A Business Owner's Policy (or "BOP") is a lower-cost insurance option for small-business owners. It combines two policies:

By bundling these policies together and selling only to small-business owners, insurance companies can lower the cost of a Business Owner's Policy while still offering the coverage small businesses need. Here's how the policy works.

What Is a Business Owner's Policy?

A Business Owner's Policy is actually an insurance bundle. It contains the two policies you could purchase separately, but if you buy them together, you can save money.

BOP General Liability Insurance covers a number of basic business lawsuits by paying for your legal expenses (lawyers' fees, settlements, and damages) when someone outside your organization sues it. Covered lawsuits include those related to property damage, physical injuries, and advertising injuries (libel, slander, privacy invasion, etc.).

BOP Property Insurance reimburses your business when its commercial property is lost or damaged by fire, theft, vandalism, and some weather damage. When a claim is covered by the insurance company, it sends you money to restore your damaged property. The policy only covers property your business owns.

Which Businesses Can Reduce Costs with a BOP?

Bundling insurance together can help you control the cost of small business insurance policies. A Business Owners' Policy does just that. With a BOP, you'll have lower rates for two important policies. Most businesses purchase General Liability Insurance and Property Insurance, so it makes sense to buy them together if you can get a discount.

However, before you bundle General Liability and Property coverage into a BOP, you should know that some businesses don't qualify for a Business Owner's Policy.

Only small businesses can be covered by a BOP. And while many small businesses can get covered, some can't because insurers find them too risky.

In order to qualify for a Business Owner's Policy, your small business…

  1. Must have fewer than 100 employees.
  2. Can't rent or own a large-scale office environment.
  3. Can't work in a high-risk industry.
  4. Can't require Business Interruption Insurance for more than six months.

Business Interruption Insurance is a Property Insurance add-on that reimburses your business for lost revenue if it can't operate at its normal capacity after a covered event.

How Much Is a Business Owner's Policy?

As with any policy, insurance rates for a BOP increase if an insurance company thinks your business has more risk.

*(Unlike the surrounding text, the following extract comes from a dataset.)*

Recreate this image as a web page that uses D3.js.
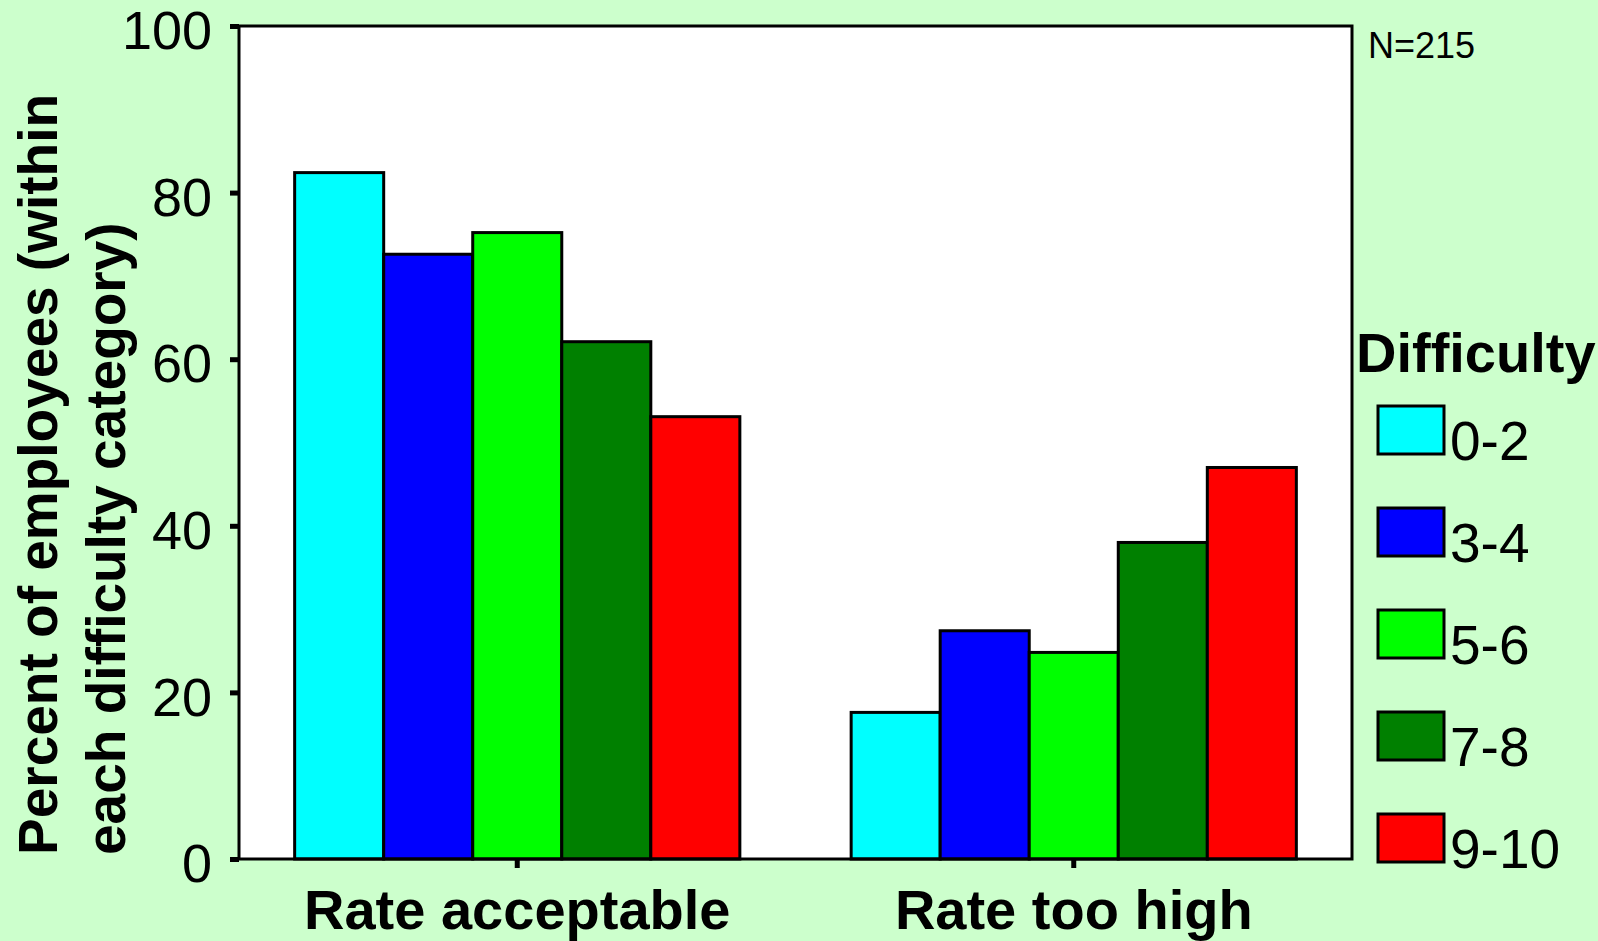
<!DOCTYPE html>
<html>
<head>
<meta charset="utf-8">
<script src="https://cdn.jsdelivr.net/npm/d3@7"></script>
<style>
  html, body { margin: 0; padding: 0; background: #CCFFCC; }
  svg { display: block; }
  text { font-family: "Liberation Sans", Arial, sans-serif; }
</style>
</head>
<body>
<svg id="chart" width="1598" height="941"></svg>
<script>
const categories = ["Rate acceptable", "Rate too high"];
const series = ["0-2", "3-4", "5-6", "7-8", "9-10"];
const colors = ["#00FFFF", "#0000FF", "#00FF00", "#008000", "#FF0000"];
// values[series][category]
const values = [
  [82.4, 17.6],
  [72.6, 27.4],
  [75.2, 24.8],
  [62.1, 38.0],
  [53.1, 47.0]
];
const yTicks = [0, 20, 40, 60, 80, 100];
const yTitleLines = ["Percent of employees (within", "each difficulty category)"];
const legendTitle = "Difficulty";
const noteText = "N=215";

const svg = d3.select("#chart");
const W = 1598, H = 941;
const m = { left: 239, right: 1352, top: 26, bottom: 859 };

svg.append("rect").attr("width", W).attr("height", H).attr("fill", "#CCFFCC");

const y = d3.scaleLinear().domain([0, 100]).range([m.bottom, m.top]);
const x0 = d3.scaleBand().domain(categories).range([m.left, m.right])
  .paddingInner(0.2).paddingOuter(0.1);
const x1 = d3.scaleBand().domain(series).range([0, x0.bandwidth()]).padding(0);

// plot area
svg.append("rect")
  .attr("x", m.left).attr("y", m.top)
  .attr("width", m.right - m.left).attr("height", m.bottom - m.top)
  .attr("fill", "#FFFFFF");

// bars
const data = [];
series.forEach((s, si) => categories.forEach((c, ci) => data.push({ s, c, v: values[si][ci], color: colors[si] })));
svg.append("g").selectAll("rect").data(data).join("rect")
  .attr("x", d => x0(d.c) + x1(d.s))
  .attr("y", d => y(d.v))
  .attr("width", x1.bandwidth())
  .attr("height", d => y(0) - y(d.v))
  .attr("fill", d => d.color)
  .attr("stroke", "#000")
  .attr("stroke-width", 3);

// plot border
svg.append("rect")
  .attr("x", m.left).attr("y", m.top)
  .attr("width", m.right - m.left).attr("height", m.bottom - m.top)
  .attr("fill", "none").attr("stroke", "#000").attr("stroke-width", 3);

// y axis
const yAxis = svg.append("g").attr("transform", `translate(${m.left},0)`)
  .call(d3.axisLeft(y).tickValues(yTicks).tickSize(9).tickPadding(18));
yAxis.select(".domain").remove();
yAxis.selectAll(".tick line").attr("stroke", "#000").attr("stroke-width", 5);
yAxis.selectAll(".tick text").attr("fill", "#000")
  .style("font-size", "54px").attr("dy", "0.42em");

// x axis
const xAxis = svg.append("g").attr("transform", `translate(0,${m.bottom})`)
  .call(d3.axisBottom(x0).tickSize(9).tickPadding(0));
xAxis.select(".domain").remove();
xAxis.selectAll(".tick line").attr("stroke", "#000").attr("stroke-width", 5);
xAxis.selectAll(".tick text").attr("fill", "#000")
  .style("font-size", "56px").style("font-weight", "bold")
  .attr("y", 70).attr("dy", 0);

// y title
const yt = svg.append("text")
  .attr("transform", "translate(57,855) rotate(-90)")
  .style("font-size", "55px").style("font-weight", "bold")
  .attr("text-anchor", "start");
yTitleLines.forEach((t, i) => yt.append("tspan").attr("x", 0).attr("y", i * 68).text(t));

// note
svg.append("text").attr("x", 1368).attr("y", 58)
  .style("font-size", "36px").attr("fill", "#000").text(noteText);

// legend
svg.append("text").attr("x", 1356).attr("y", 372)
  .style("font-size", "56px").style("font-weight", "bold").text(legendTitle);
const lg = svg.append("g").selectAll("g").data(series).join("g")
  .attr("transform", (d, i) => `translate(1378,${406 + i * 102})`);
lg.append("rect").attr("width", 66).attr("height", 48)
  .attr("fill", (d, i) => colors[i]).attr("stroke", "#000").attr("stroke-width", 3);
lg.append("text").attr("x", 72).attr("y", 54)
  .style("font-size", "55px").text(d => d);
</script>
</body>
</html>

Generally speaking, BOP rates are higher for businesses that…

  • Have more employees.
  • Perform physical or risk-prone jobs.
  • Travel for work.
  • Frequently work at client offices.
  • Have lots of property to insure.
  • Work in a large office space.
  • Work with dangerous chemicals or power tools.
  • Have been rejected for insurance in the past.
  • Had to file Property or General Liability Insurance claims in the past.

If your business has any of these higher-risk factors, you'll likely have to pay higher premiums on your Business Owner's Policy. But that's just how insurance works. More risk means higher costs.